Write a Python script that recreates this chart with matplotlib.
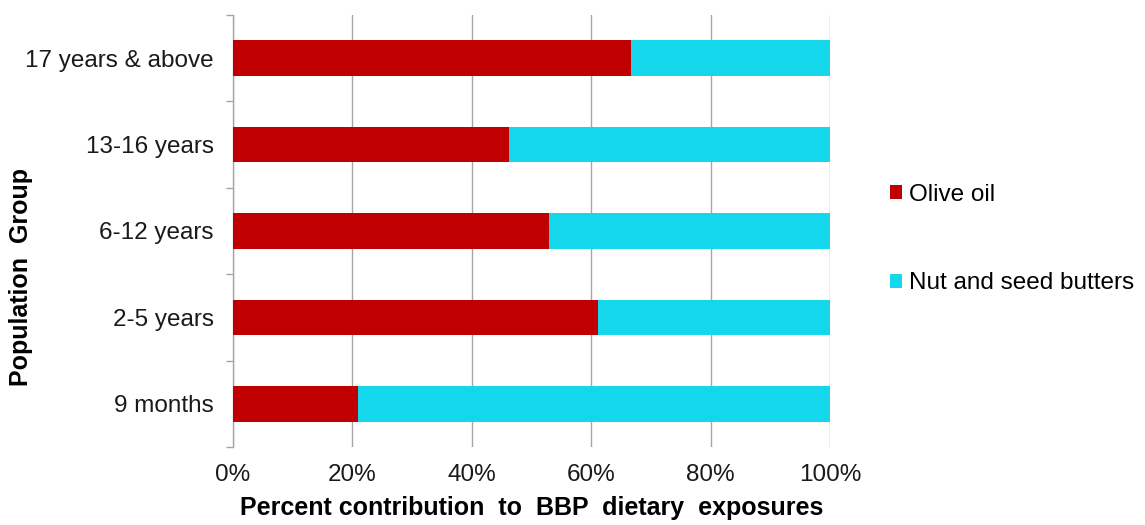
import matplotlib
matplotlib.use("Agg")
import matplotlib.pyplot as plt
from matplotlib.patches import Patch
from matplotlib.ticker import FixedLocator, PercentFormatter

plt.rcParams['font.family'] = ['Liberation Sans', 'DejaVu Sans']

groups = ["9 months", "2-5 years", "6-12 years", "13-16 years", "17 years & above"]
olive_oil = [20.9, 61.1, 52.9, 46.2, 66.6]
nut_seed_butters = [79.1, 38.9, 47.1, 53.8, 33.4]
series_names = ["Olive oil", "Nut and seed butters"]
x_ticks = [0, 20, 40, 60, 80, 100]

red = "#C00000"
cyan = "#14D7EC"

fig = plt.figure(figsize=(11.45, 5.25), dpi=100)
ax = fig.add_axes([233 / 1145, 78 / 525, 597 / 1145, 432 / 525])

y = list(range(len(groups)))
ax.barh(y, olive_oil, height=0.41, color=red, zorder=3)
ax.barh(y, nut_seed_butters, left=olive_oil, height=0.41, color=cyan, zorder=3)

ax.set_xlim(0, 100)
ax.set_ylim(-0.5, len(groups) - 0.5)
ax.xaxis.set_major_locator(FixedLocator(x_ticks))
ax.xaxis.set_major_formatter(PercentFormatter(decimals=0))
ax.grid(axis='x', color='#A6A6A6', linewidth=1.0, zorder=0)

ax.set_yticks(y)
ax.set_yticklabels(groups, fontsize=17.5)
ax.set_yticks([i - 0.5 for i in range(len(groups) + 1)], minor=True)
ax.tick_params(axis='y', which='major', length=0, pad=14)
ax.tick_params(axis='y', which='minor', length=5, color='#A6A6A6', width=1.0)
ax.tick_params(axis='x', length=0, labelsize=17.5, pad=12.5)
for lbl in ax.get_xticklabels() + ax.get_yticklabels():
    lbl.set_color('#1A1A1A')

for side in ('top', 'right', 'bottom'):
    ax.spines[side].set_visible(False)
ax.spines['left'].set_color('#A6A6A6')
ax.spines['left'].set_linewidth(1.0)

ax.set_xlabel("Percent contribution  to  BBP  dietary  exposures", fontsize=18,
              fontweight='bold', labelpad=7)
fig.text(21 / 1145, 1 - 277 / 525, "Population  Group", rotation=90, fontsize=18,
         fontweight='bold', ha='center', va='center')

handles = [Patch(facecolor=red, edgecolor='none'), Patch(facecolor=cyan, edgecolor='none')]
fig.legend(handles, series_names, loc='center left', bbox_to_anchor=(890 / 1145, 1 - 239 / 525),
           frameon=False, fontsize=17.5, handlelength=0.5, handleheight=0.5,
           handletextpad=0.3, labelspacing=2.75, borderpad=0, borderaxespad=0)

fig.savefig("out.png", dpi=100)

===============

Written request: Leave the pictures out and reproduce exactly the lines from the top of the listing above through the line with "ax = fig.add_axes([233".

Exercise result:
Write a Python script that recreates this chart with matplotlib.
import matplotlib
matplotlib.use("Agg")
import matplotlib.pyplot as plt
from matplotlib.patches import Patch
from matplotlib.ticker import FixedLocator, PercentFormatter

plt.rcParams['font.family'] = ['Liberation Sans', 'DejaVu Sans']

groups = ["9 months", "2-5 years", "6-12 years", "13-16 years", "17 years & above"]
olive_oil = [20.9, 61.1, 52.9, 46.2, 66.6]
nut_seed_butters = [79.1, 38.9, 47.1, 53.8, 33.4]
series_names = ["Olive oil", "Nut and seed butters"]
x_ticks = [0, 20, 40, 60, 80, 100]

red = "#C00000"
cyan = "#14D7EC"

fig = plt.figure(figsize=(11.45, 5.25), dpi=100)
ax = fig.add_axes([233 / 1145, 78 / 525, 597 / 1145, 432 / 525])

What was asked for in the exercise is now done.